Named for the Trojans, a Bronx amateur baseball club that used the fields in the 1930s, Trojan Courts is one of the smaller areas within Bronx Park. Originally called Pelham Field, the property was eventually turned into an open public field by Parks and the Works Progress Administration before becoming the center for athletic competitions on courts that it is today. The Trojans no longer exist as a baseball club, although there is a minor league team in the Bronx named the Bergen Beach Trojans.

The Trojans were people of antiquity who are said to have resided in Troy and fought the Greeks in the epic Trojan War. Homer’s Illiad recounts that Paris, Prince of the Trojans, kidnapped Helen, the wife of the Greek king Menelaus. A bloody nine-year war ensued between the Greeks and Trojans. Ultimately the Greeks penetrated the walls inside of a giant horse posing as a gift to the Trojans, emerging once inside the city to burn Troy to the ground and kill the royal family. Of this family, only Prince Aeneas escaped, and his journey is said to have culminated in the founding of Italy, as depicted by Virgil’s Aeneid. Once considered tales of fantasy from Greek culture and mythology, archeological digs conducted throughout the last half of the 20th century have validated the existence of the City of Troy near the time offered by Homer’s work.

The majority of the Bronx Park property was acquired between December 1888 and January 1889. The City of New York allotted 250 acres to the New York Zoological Society in 1898 to build a park to preserve native animals and promote zoology. The Wildlife Conservation Park, better known as the Bronx Zoo, opened in 1899 and remains one of the largest wildlife conservation parks in the United States. In 1906, the city acquired another 66 acres on the southeast end of this property.
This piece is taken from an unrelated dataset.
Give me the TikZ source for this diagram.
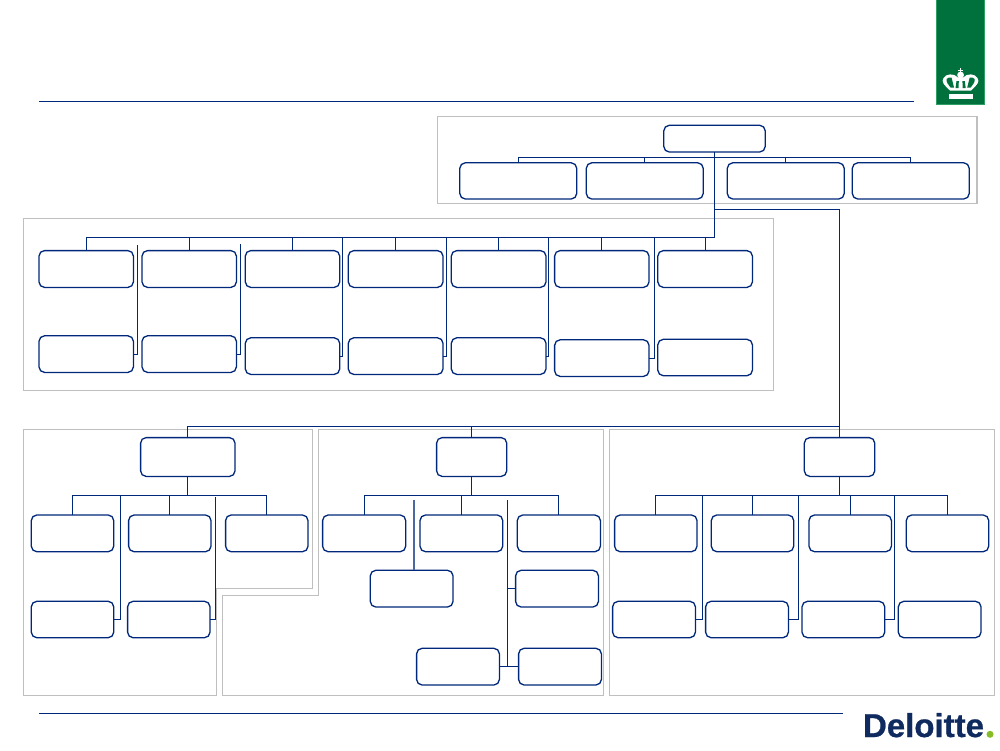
\documentclass[tikz,border=0pt]{standalone}
\usepackage{fontspec}
\setmainfont{Liberation Sans}
\newfontfamily\logofont[FakeBold=0.7]{Liberation Sans Bold}
\definecolor{navy}{HTML}{00287A}
\definecolor{frameg}{HTML}{BFBFBF}
\definecolor{crest}{HTML}{00703C}
\definecolor{crestedge}{HTML}{2E9E64}
\definecolor{logonavy}{HTML}{0F2A5E}
\definecolor{logodot}{HTML}{86BC25}
\tikzset{
  unit/.style={draw=navy,line width=1.3pt,rounded corners=5.5pt,fill=white,inner sep=0pt,outer sep=0pt},
  link/.style={draw=navy,line width=1.1pt},
  softlink/.style={draw=navy!70,line width=1.7pt},
  region/.style={draw=frameg,line width=1.1pt},
  rule/.style={draw=navy,line width=1.6pt}
}
\newcommand{\bx}[5]{%
  \pgfmathsetmacro{\bxw}{#4-#2-0.6}\pgfmathsetmacro{\bxh}{#5-#3-0.6}%
  \pgfmathsetmacro{\bxcx}{(#2+#4)/2}\pgfmathsetmacro{\bxcy}{(#3+#5)/2}%
  \node[unit,minimum width=\bxw pt,minimum height=\bxh pt] (#1) at (\bxcx,\bxcy) {};}
\begin{document}
\begin{tikzpicture}[x=1pt,y=-1pt]
\useasboundingbox (0,0) rectangle (1000,750);
\fill[white] (0,0) rectangle (1000,750);
% rules
\draw[rule] (39,101.5) -- (914,101.5);
\draw[draw=navy,line width=1pt] (39,713.5) -- (843,713.5);
% crest
\fill[crest,draw=crestedge,line width=1pt] (936.5,-1) rectangle (984.5,104.5);
\begin{scope}
\fill[white] (949,94.3) rectangle (973,99);
\fill[white] (960,67.5) rectangle (961.3,74);
\fill[white] (958,69.6) rectangle (963.3,70.8);
\fill[white] (960.6,75) circle (3.4);
\fill[white] (950,90.5) .. controls (944,85) and (941,82) .. (943.5,78)
  .. controls (946,73.5) and (954,73) .. (958,77.5) -- (960.6,77)
  -- (963.2,77.5) .. controls (967,73) and (975,73.5) .. (977.5,78)
  .. controls (980,82) and (977,85) .. (971,90.5) -- cycle;
\fill[crest] (946.5,79) .. controls (948,77.5) and (950,77) .. (951.5,77.5) -- (954,87.5) -- (950.5,87.5) .. controls (948.5,85) and (946,82) .. (946.5,79) -- cycle;
\fill[crest] (974.7,79) .. controls (973.2,77.5) and (971.2,77) .. (969.7,77.5) -- (967.2,87.5) -- (970.7,87.5) .. controls (972.7,85) and (975.2,82) .. (974.7,79) -- cycle;
\fill[crest] (956.5,81) -- (958.8,81) -- (958.5,88) -- (955.5,88) -- cycle;
\fill[crest] (964.7,81) -- (962.4,81) -- (962.7,88) -- (965.7,88) -- cycle;
\end{scope}
% logo
\node[anchor=base west,inner sep=0pt,outer sep=0pt,text=logonavy,font=\logofont\fontsize{33}{33}\selectfont] (logo) at (863,737) {Deloitte};
\fill[logodot] (990,734.3) circle (3.5);
% region frames
\draw[region] (437.5,116.5) rectangle (977,203.5);
\draw[region] (23.5,218.5) rectangle (773.5,390.5);
\draw[region] (23.5,429.5) -- (312.5,429.5) -- (312.5,588.5) -- (216.5,588.5) -- (216.5,695.5) -- (23.5,695.5) -- cycle;
\draw[region] (222.5,595.5) -- (318.5,595.5) -- (318.5,429.5) -- (603.5,429.5) -- (603.5,695.5) -- (222.5,695.5) -- cycle;
\draw[region] (609.5,429.5) rectangle (994.5,695.5);
% top group
\bx{ceo}{663.5}{125}{765.5}{152.3}
\bx{ta}{459.5}{162.5}{577}{199.3}
\bx{tb}{586}{162.5}{703.5}{199.3}
\bx{tc}{727}{162.5}{844.5}{199.3}
\bx{td}{852}{162.5}{969.5}{199.3}
% staff group, upper row
\bx{sa}{38.7}{250.3}{133.7}{287.7}
\bx{sb}{141.7}{250.3}{236.7}{287.7}
\bx{sc}{245}{250.3}{340}{287.7}
\bx{sd}{348}{250.3}{443.3}{287.7}
\bx{se}{451}{250.3}{546.3}{287.7}
\bx{sf}{554.3}{250.3}{649.3}{287.7}
\bx{sg}{657.5}{250.3}{752.7}{287.7}
% staff group, lower row
\bx{ua}{38.7}{335.5}{133.7}{372.7}
\bx{ub}{141.7}{335.5}{236.7}{372.7}
\bx{uc}{245}{337.5}{340}{374.7}
\bx{ud}{348}{337.5}{443.3}{374.7}
\bx{ue}{451}{337.5}{546.3}{374.7}
\bx{uf}{554.3}{339.5}{649.3}{376.7}
\bx{ug}{657.5}{339}{752.7}{376}
% left group
\bx{la}{140.3}{437.3}{235.3}{476.7}
\bx{lb}{31}{514.7}{114}{552}
\bx{lc}{128.3}{514.7}{211.3}{552}
\bx{ld}{225.3}{514.7}{308.3}{552}
\bx{le}{31}{601}{114}{638}
\bx{lf}{127.3}{601}{210.3}{638}
% middle group
\bx{ma}{436.3}{437.3}{507}{476.7}
\bx{mb}{322.3}{514.7}{406}{552}
\bx{mc}{419.7}{514.7}{503}{552}
\bx{md}{517}{514.7}{600.7}{552}
\bx{me}{370}{570}{453.3}{607.3}
\bx{mf}{515.3}{570}{598.7}{607.3}
\bx{mg}{416.3}{648}{499.7}{685.3}
\bx{mh}{518.3}{648}{601.7}{685.3}
% right group
\bx{ra}{804}{437.3}{875}{476.7}
\bx{rb}{614.3}{514.7}{697.3}{552}
\bx{rc}{711}{514.7}{794}{552}
\bx{rd}{808.7}{514.7}{891.7}{552}
\bx{re}{906}{514.7}{989}{552}
\bx{rf}{612.3}{601}{695.7}{638}
\bx{rg}{705.3}{601}{788.7}{638}
\bx{rh}{801.7}{601}{885}{638}
\bx{ri}{898}{601}{981.3}{638}
% bus levels and free ends
\coordinate (busT) at (0,157.5);
\coordinate (busS) at (0,237.5);
\coordinate (busG) at (0,426.5);
\coordinate (busL) at (0,495.5);
\coordinate (spine) at (714.5,209.5);
\coordinate (sv1) at (137.5,245);
\coordinate (sv2) at (240.5,244);
\coordinate (sv3) at (342.5,237.5);
\coordinate (sv4) at (446.5,237.5);
\coordinate (sv5) at (548.5,237.5);
\coordinate (sv6) at (654.5,237.5);
\coordinate (lv1) at (120.5,495.5);
\coordinate (lv2) at (215.5,497);
\coordinate (mv1) at (414,500);
\coordinate (mv2) at (507.5,500);
\coordinate (rv1) at (702.5,495.5);
\coordinate (rv2) at (798.5,495.5);
\coordinate (rv3) at (894.5,495.5);
% top group connectors
\draw[link] (ta.north) -- (ta.north |- busT) -- (td.north |- busT) -- (td.north);
\draw[link] (tb.north) -- (tb.north |- busT);
\draw[link] (tc.north) -- (tc.north |- busT);
\draw[link] (ceo.south) -- (ceo.south |- busS) -- (sa.north |- busS) -- (sa.north);
\draw[link] (sb.north) -- (sb.north |- busS);
\draw[link] (sc.north) -- (sc.north |- busS);
\draw[link] (sd.north) -- (sd.north |- busS);
\draw[link] (se.north) -- (se.north |- busS);
\draw[link] (sf.north) -- (sf.north |- busS);
\draw[link] (sg.north) -- (sg.north |- busS);
% staff verticals
\draw[link] (sv1) |- (ua.east);
\draw[link] (sv2) |- (ub.east);
\draw[link] (sv3) |- (uc.east);
\draw[link] (sv4) |- (ud.east);
\draw[link] (sv5) |- (ue.east);
\draw[link] (sv6) |- (uf.east);
% main branch
\draw[link] (spine) -| (ra.north);
\draw[link] (la.north) -- (la.north |- busG) -- (ra.north |- busG);
\draw[link] (ma.north) -- (ma.north |- busG);
% left group
\draw[link] (la.south) -- (la.south |- busL);
\draw[link] (lb.north) -- (lb.north |- busL) -- (ld.north |- busL) -- (ld.north);
\draw[link] (lc.north) -- (lc.north |- busL);
\draw[link] (lv1) |- (le.east);
\draw[link] (lv2) |- (lf.east);
% middle group
\draw[link] (ma.south) -- (ma.south |- busL);
\draw[link] (mb.north) -- (mb.north |- busL) -- (md.north |- busL) -- (md.north);
\draw[link] (mc.north) -- (mc.north |- busL);
\draw[softlink] (mv1) -- (mv1 |- me.north);
\draw[link] (mv2) -- (mv2 |- mh.west);
\draw[link] (mv2 |- mf.west) -- (mf.west);
\draw[link] (mg.east) -- (mh.west);
% right group
\draw[link] (ra.south) -- (ra.south |- busL);
\draw[link] (rb.north) -- (rb.north |- busL) -- (re.north |- busL) -- (re.north);
\draw[link] (rc.north) -- (rc.north |- busL);
\draw[link] (rd.north) -- (rd.north |- busL);
\draw[link] (rv1) |- (rf.east);
\draw[link] (rv2) |- (rg.east);
\draw[link] (rv3) |- (rh.east);
\end{tikzpicture}
\end{document}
This area currently houses Ranaqua, Parks’ Bronx headquarters, as well as many recreation areas including playgrounds, bicycle paths, baseball diamonds, tennis and basketball courts and football and soccer fields

Trojan Courts contains six tennis courts, one basketball court, and four handball courts. In May of 2000 City Council Member Jose Rivera allocated $875,000 to reconstruct the courts, and completion of the construction is expected in 2002.